Review Summary: I don't want this to end, I don't want this to end.3 of 3 thought this review was well written
I listened to this album originally because it blew my mind that a hard rock band could still top charts on Sputnikmusic. I thought you guys were all over that rock scene. But this isn’t a generic hard rock band and I got a dose of why it isn’t on my first listen. It was more different than anything I could’ve imagined...that grungy opening riff of “Simple Boy” that leads into Ian Kenny’s serene voice? Are you kidding me? I had to let that album sit after the first listen. I liked “Goliath” and “Set Fire to the Hives”, but I guess I wasn’t ready for the whole package yet.
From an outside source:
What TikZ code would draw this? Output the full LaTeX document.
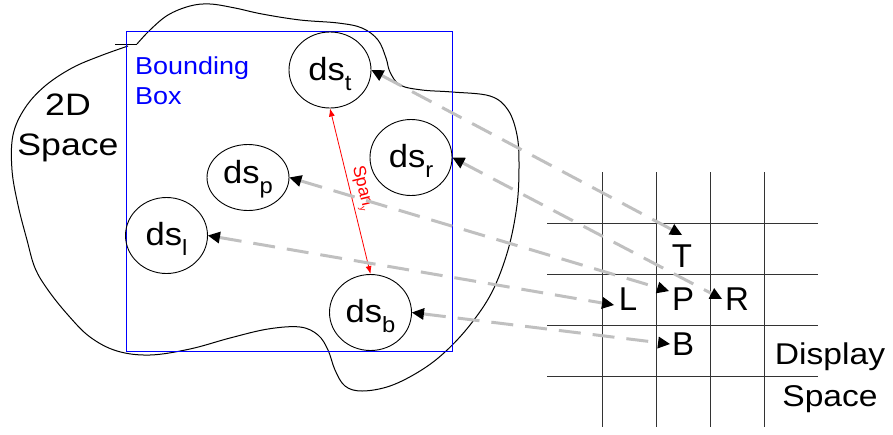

I mean when you look at how long the damn tracks are before you listen, it’s pretty discouraging.
Then it happened one by one...
I got addicted to “New Day”, an 8-minute song that should turn me off by its length but somehow the dreamy atmosphere and progression of the song kept me coming back again. This is not the “hard rock” I had assumed I was going to get addicted to. The build-up to the final two and a half minutes of the song literally forces you to stay with the song, knowing you will be rewarded for your patience.
Then “Simple Boy” and “Umbra” invaded my mind. “Simple Boy” is easily the strongest track on the album with such a powerful entrance: “I’m high above the world, why should I feel pain?” The song makes itself memorable not by following the “Themata” strategy, but by settling down with guitars that seem more reflective and gentle after the eerie solo rather than punchy riffs. “Umbra” uses the crunchy sound of the guitars to relax listeners and pull them into the song before crying “Wake me with a bottle ‘cross the head”.
The rest of the album unfolded itself rather easily after that; my biggest surprise being how strong the song “Deadman” is, despite its unfair length of 12 minutes. It sounds at first like something out of a Daft Punk
album, which I understand is a weird way to describe Karnivool
. It has an almost electronic sounding beat at the beginning (although I know it’s obviously guitars still). It’s all fantastic at luring you in and that’s the idea of the whole strategy in “Sound Awake”. “All I Know” has maybe the best build-up and breakdown of the entire album and my favourite line: “This is the sound of your reason to wake. Have we forgotten now? We can’t relate.”
Maybe the most exciting part of the album is the final 2 minutes of “Deadman” where the band includes the final portion of “Change (Part 1)” that ended the last album and transitions it into the final track (Part 2). It’s not at all what you expect, when you leave the chaotic sounds of hustling and bustling that Part 1 finishes with, you’re greeted by a tribal percussion that moves into lurching guitars and Kenny’s unbelievable intro of “Hello, Hollow, Halo”. I came to the conclusion though after I heard “Themata” that I absolutely hate Part 1. The ending cut-off of that song is without a doubt the biggest buzzkill in modern musical history. If I would have been a fan back in 2005-06 when that came out, I wouldn’t have stood for that. Think of how long Karnivool fans had to wait to hear how Change (Part 1) turned out...four years!!! Still, I don’t think any fans prior to “Sound Awake” could have expect what Part 2 would bring, and I think most would find it absolutely breathtaking and rewarding as the drums trail off at the end.
The Australian rock music scene is steadily becoming one of the most consistently amazing and revolutionary cultures of music in this day and age. Bands like Dead Letter Circus
and Kenny’s other band Birds of Tokyo
are offering new musical sounds and themes I never thought possible. My lesson: trust Sputnikmusic listeners when they rate something 4.2/5...they know what they’re talking about. And Ian Kenny, you’re my hero.